Women represent 58% of all Social Security beneficiaries age 62 and older, and about 70% of beneficiaries 85 and older, according to Rep. Judy Biggert, R-Ill., another lawmaker who spoke during the discussion.

When Social Security was created, few marriages ended in divorce, and the rule that a woman had to be married 10 years before being entitled to share in her husband’s Social Security benefits might have made sense, Biggert said.

Today, Biggert said, the 10-year rule is an anachronism.

“Statistics tell us that about one-third of all marriages end before 10 years have been reached,” Biggert said. “This translates into one-third of women who will receive zero Social Security benefits for those years that they were married.”

“I think these iniquities are astounding,” Biggert said.

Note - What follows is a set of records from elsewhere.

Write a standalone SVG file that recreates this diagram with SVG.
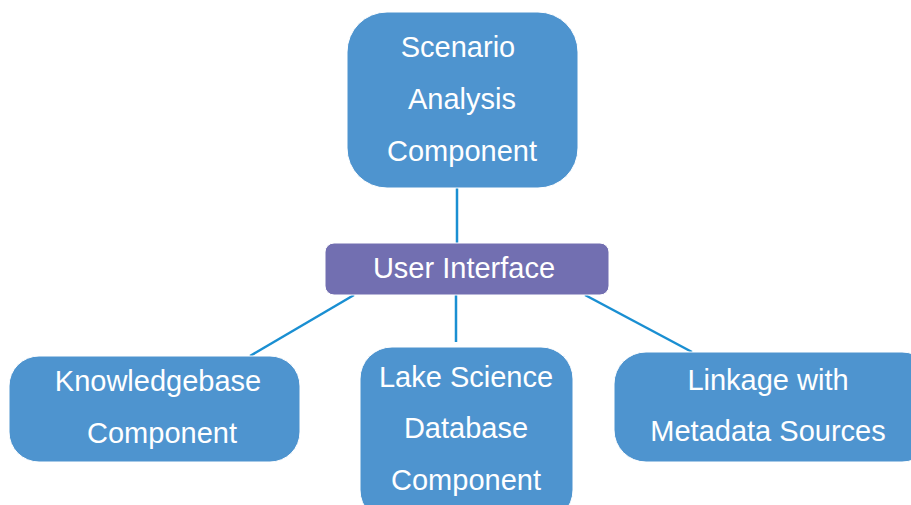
<svg xmlns="http://www.w3.org/2000/svg" width="911" height="505" viewBox="0 0 911 505">
<style>
.box{fill:#4e94cf;stroke:#ffffff;stroke-width:1}
.ui{fill:#726fb1;stroke:#ffffff;stroke-width:1}
.lbl{font-family:"Liberation Sans",Arial,sans-serif;font-size:29px;fill:#ffffff;text-anchor:middle}
.con{stroke:#1a8fd2;stroke-width:2.5;fill:none}
</style>
<rect width="911" height="505" fill="#ffffff"/>
<g id="connectors">
<line class="con" x1="457" y1="188" x2="457" y2="243"/>
<line class="con" x1="354" y1="295" x2="250" y2="356"/>
<line class="con" x1="456" y1="295" x2="456" y2="342"/>
<line class="con" x1="585" y1="295" x2="692" y2="352"/>
</g>
<g id="scenario">
<rect class="box" x="347" y="12" width="231" height="176" rx="40" ry="40"/>
<text class="lbl" x="458" y="57">Scenario</text>
<text class="lbl" x="462" y="109">Analysis</text>
<text class="lbl" x="462" y="161">Component</text>
</g>
<g id="ui">
<rect class="ui" x="325" y="243" width="284" height="52" rx="9" ry="9"/>
<text class="lbl" x="464" y="278">User Interface</text>
</g>
<g id="knowledgebase">
<rect class="box" x="9" y="356" width="291" height="106" rx="30" ry="30"/>
<text class="lbl" x="158" y="391">Knowledgebase</text>
<text class="lbl" x="162" y="443">Component</text>
</g>
<g id="lakescience">
<rect class="box" x="360" y="347" width="213" height="175" rx="32" ry="32"/>
<text class="lbl" x="466" y="387">Lake Science</text>
<text class="lbl" x="466" y="438">Database</text>
<text class="lbl" x="466" y="490">Component</text>
</g>
<g id="linkage">
<rect class="box" x="614" y="352" width="320" height="110" rx="32" ry="32"/>
<text class="lbl" x="768" y="390">Linkage with</text>
<text class="lbl" x="768" y="441">Metadata Sources</text>
</g>
</svg>
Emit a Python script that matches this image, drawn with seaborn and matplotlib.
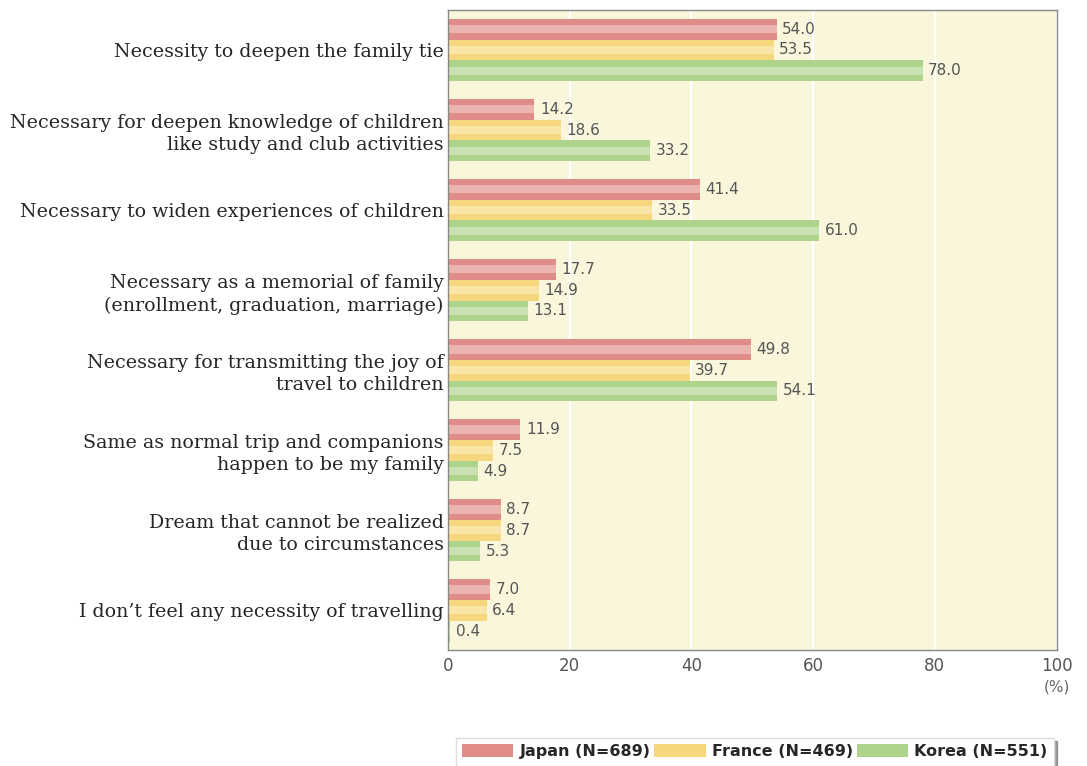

Brown-Waite pointed out that, because of the way Social Security program rules are set up, a couple in which the husband earns $3,000 per month and the wife stays at home would collect $1,950 in monthly Social Security benefits, while a couple in which the husband earns $2,000 per month and the wife earns $1,000 per month would collect only $1,650 in monthly benefits.

Similarly, widows who worked before their husbands died and paid Social Security taxes could end up getting lower benefits than they would have collected if they had stayed home, Brown-Waite said.

Rep. Thelma Drake, R-Va., talked about women in their 50s or early 60s who become widowed after years of staying home to look after children. If a widow has not yet reached normal retirement age, she may have to struggle to find work before she can begin collecting benefits, and she will have to choose between collecting benefits based on her own earnings or her husbands’ earnings, rather than both streams of earnings, Drake said.

The plight of those widows highlights the need to create personal Social Security accounts and let workers turn a portion of those accounts into personal nest eggs that can be left to family members upon death, Drake said.

Biggert has tried to address the retirement planning challenges facing women and other groups of consumers by setting up the Financial and Economic Literacy Caucus, a congressional group that tries to promote financial education.